• _Written exercise_
Using the data below, return word for word every line from the one holding "Emit a Python" down to the one holding "BIN_LO, BIN_HI, BIN_W = -100, 100, 2". Leave pictures out.

• _Input for this task_
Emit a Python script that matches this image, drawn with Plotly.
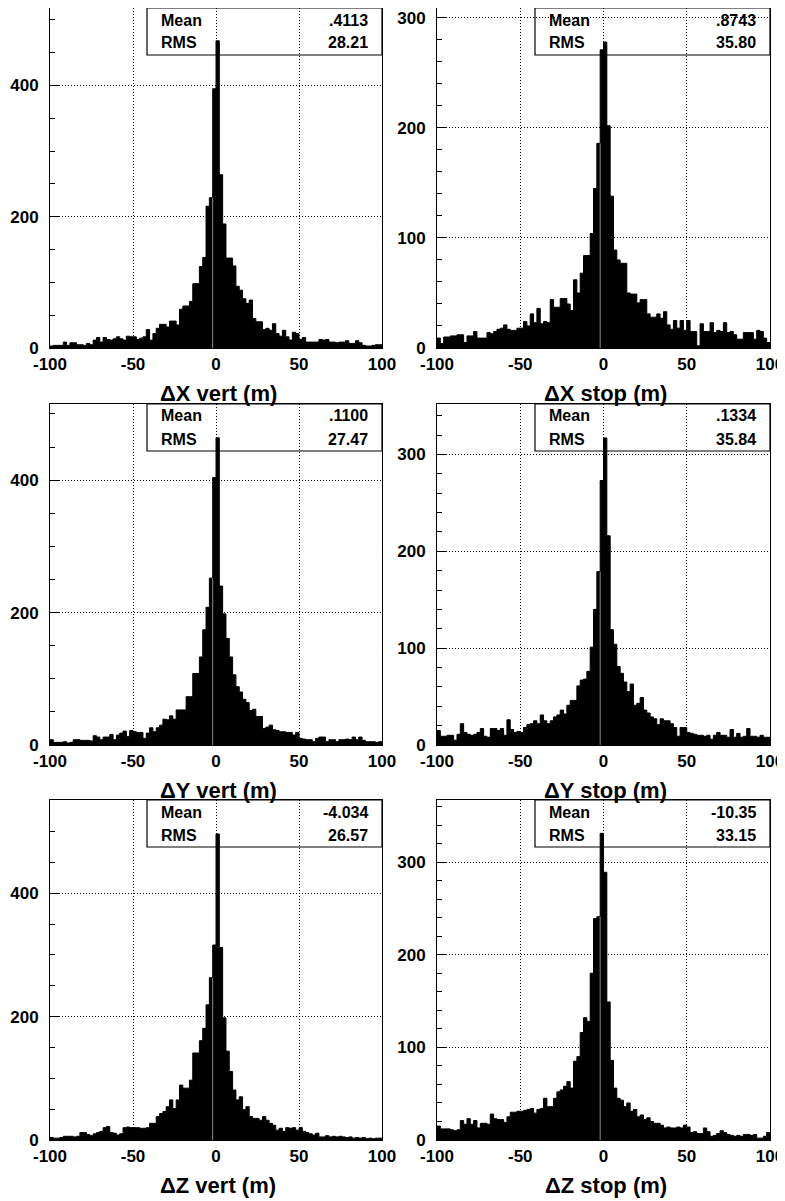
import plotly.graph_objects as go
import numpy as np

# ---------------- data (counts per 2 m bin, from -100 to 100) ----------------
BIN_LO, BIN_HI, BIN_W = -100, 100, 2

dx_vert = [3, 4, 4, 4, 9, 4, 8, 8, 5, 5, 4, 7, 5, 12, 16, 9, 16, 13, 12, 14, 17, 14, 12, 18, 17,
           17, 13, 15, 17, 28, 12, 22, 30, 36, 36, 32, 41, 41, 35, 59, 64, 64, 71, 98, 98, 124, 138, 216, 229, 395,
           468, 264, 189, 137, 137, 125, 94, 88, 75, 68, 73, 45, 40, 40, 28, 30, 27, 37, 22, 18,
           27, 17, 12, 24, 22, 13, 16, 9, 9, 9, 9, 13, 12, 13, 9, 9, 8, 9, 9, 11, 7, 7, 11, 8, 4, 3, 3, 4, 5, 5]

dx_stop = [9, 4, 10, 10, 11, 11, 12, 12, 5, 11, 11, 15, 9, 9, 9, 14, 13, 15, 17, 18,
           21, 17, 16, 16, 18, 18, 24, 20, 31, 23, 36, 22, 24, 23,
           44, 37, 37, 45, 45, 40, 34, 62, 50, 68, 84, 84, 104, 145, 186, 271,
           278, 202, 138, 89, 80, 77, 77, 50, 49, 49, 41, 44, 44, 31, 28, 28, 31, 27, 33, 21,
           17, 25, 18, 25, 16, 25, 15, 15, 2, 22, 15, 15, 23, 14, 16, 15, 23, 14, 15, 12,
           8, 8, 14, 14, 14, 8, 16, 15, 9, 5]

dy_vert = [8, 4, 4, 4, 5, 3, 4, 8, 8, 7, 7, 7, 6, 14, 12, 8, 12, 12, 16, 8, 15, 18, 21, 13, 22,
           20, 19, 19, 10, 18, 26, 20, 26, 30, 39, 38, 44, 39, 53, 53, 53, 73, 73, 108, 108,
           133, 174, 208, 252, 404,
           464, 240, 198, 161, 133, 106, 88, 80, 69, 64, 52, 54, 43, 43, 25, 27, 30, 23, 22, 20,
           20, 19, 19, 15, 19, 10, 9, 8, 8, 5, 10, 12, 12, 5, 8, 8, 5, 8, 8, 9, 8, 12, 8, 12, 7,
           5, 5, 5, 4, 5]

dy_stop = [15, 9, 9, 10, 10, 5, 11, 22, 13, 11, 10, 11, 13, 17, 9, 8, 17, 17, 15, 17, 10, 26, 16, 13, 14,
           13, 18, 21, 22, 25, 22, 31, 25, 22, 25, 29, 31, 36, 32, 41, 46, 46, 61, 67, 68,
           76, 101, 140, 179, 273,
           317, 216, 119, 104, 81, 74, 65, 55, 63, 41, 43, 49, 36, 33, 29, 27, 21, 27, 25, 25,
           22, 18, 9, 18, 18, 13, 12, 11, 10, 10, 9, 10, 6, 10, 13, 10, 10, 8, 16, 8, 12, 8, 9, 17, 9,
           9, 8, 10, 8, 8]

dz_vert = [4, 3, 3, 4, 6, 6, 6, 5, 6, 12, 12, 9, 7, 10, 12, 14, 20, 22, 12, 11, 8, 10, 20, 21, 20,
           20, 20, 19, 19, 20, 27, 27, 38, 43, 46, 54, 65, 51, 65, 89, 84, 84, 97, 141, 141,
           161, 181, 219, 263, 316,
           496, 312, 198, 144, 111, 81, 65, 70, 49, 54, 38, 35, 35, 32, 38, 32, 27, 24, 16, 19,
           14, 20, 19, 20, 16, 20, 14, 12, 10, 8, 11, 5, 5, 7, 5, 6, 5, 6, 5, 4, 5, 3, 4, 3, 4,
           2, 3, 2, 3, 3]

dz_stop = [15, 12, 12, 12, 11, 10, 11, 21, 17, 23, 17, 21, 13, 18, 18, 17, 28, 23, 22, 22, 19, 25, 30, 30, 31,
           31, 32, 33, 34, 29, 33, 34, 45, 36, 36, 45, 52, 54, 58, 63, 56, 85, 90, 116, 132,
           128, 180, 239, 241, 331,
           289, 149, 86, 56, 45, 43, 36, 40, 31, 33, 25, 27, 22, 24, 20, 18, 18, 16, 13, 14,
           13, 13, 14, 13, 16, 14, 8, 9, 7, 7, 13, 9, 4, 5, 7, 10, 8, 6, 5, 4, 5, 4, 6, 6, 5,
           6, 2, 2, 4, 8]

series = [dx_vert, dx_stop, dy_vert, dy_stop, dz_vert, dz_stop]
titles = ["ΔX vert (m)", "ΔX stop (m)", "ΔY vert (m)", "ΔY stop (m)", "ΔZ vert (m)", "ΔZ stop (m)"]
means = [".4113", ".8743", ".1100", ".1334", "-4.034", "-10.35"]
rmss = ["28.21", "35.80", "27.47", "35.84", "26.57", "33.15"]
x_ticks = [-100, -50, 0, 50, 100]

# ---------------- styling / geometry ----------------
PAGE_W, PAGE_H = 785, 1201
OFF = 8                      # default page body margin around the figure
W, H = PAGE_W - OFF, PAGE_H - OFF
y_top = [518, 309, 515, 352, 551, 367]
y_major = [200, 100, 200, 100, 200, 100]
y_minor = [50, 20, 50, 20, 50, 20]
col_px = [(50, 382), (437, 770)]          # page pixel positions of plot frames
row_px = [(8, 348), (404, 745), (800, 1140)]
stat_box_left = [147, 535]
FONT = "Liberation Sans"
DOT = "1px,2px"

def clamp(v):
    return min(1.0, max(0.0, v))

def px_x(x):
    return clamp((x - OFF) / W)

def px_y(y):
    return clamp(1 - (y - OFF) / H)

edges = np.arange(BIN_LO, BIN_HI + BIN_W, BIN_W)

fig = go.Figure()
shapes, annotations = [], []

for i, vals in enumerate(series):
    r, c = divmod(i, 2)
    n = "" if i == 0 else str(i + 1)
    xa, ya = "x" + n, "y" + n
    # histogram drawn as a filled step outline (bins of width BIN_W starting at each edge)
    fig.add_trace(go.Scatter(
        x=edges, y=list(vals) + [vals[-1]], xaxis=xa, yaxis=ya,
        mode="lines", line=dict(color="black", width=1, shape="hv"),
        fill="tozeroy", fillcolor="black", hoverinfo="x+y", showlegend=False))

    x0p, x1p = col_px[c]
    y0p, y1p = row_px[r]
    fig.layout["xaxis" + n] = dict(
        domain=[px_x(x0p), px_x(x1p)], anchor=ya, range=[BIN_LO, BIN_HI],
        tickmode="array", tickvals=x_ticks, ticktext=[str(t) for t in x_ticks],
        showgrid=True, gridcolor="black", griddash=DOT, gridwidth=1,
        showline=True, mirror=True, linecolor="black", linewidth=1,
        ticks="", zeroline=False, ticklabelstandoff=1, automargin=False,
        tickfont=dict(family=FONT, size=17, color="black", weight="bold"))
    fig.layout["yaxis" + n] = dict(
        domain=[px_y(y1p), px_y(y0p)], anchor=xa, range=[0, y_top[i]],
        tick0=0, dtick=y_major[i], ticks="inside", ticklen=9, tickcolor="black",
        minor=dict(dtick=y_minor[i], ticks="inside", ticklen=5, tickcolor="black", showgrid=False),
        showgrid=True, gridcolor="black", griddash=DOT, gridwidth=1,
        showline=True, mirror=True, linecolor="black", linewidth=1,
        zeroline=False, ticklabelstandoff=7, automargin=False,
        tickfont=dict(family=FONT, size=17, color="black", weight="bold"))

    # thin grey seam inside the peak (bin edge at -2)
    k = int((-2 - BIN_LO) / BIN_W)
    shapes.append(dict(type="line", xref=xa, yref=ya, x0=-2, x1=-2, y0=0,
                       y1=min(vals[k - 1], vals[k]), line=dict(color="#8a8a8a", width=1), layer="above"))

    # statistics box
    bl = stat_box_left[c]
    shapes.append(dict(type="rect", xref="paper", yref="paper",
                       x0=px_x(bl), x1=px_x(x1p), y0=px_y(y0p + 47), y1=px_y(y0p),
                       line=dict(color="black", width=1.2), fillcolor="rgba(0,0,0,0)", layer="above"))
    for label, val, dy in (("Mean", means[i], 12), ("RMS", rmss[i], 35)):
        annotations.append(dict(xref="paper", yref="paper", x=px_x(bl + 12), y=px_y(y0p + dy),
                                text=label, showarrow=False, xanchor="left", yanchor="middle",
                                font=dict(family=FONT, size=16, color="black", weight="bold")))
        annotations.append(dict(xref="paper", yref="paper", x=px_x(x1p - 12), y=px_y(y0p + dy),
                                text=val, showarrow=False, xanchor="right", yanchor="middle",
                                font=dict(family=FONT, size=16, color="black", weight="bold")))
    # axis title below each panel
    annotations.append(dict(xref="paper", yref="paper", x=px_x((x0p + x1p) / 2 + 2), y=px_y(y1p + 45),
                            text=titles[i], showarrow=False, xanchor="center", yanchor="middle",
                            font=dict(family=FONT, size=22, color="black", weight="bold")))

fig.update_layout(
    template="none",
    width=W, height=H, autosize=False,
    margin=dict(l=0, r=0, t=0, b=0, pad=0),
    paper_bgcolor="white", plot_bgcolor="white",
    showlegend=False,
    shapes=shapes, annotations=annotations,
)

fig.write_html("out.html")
==
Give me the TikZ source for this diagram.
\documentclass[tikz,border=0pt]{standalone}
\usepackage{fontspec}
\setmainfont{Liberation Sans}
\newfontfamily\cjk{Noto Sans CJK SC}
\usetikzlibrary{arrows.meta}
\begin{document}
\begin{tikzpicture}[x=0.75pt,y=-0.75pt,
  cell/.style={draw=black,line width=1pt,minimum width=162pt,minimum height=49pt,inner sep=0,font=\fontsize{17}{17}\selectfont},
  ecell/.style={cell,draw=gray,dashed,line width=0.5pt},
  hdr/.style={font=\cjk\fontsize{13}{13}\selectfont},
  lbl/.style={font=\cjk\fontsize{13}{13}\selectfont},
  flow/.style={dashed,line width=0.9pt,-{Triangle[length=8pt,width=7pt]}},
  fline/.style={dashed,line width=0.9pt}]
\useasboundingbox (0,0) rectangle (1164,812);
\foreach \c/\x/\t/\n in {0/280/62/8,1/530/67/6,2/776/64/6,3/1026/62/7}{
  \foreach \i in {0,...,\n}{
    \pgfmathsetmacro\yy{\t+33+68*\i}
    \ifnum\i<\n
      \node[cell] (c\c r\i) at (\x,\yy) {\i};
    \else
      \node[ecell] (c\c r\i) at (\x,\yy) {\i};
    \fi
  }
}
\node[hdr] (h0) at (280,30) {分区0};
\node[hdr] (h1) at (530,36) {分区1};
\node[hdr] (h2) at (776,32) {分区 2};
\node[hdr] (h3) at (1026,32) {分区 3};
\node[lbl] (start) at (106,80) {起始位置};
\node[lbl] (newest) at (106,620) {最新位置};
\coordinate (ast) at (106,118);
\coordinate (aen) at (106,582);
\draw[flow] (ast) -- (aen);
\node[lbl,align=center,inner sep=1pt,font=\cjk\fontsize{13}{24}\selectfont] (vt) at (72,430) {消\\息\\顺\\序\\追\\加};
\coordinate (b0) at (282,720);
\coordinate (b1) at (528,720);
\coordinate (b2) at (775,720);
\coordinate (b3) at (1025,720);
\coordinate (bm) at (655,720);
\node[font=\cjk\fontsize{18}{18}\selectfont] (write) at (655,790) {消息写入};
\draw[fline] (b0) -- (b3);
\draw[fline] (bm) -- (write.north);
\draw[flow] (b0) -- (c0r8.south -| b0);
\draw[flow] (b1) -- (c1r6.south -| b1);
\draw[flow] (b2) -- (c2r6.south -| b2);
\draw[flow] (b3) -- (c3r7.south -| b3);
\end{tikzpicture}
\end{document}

• _Exercise output_
Emit a Python script that matches this image, drawn with Plotly.
import plotly.graph_objects as go
import numpy as np

# ---------------- data (counts per 2 m bin, from -100 to 100) ----------------
BIN_LO, BIN_HI, BIN_W = -100, 100, 2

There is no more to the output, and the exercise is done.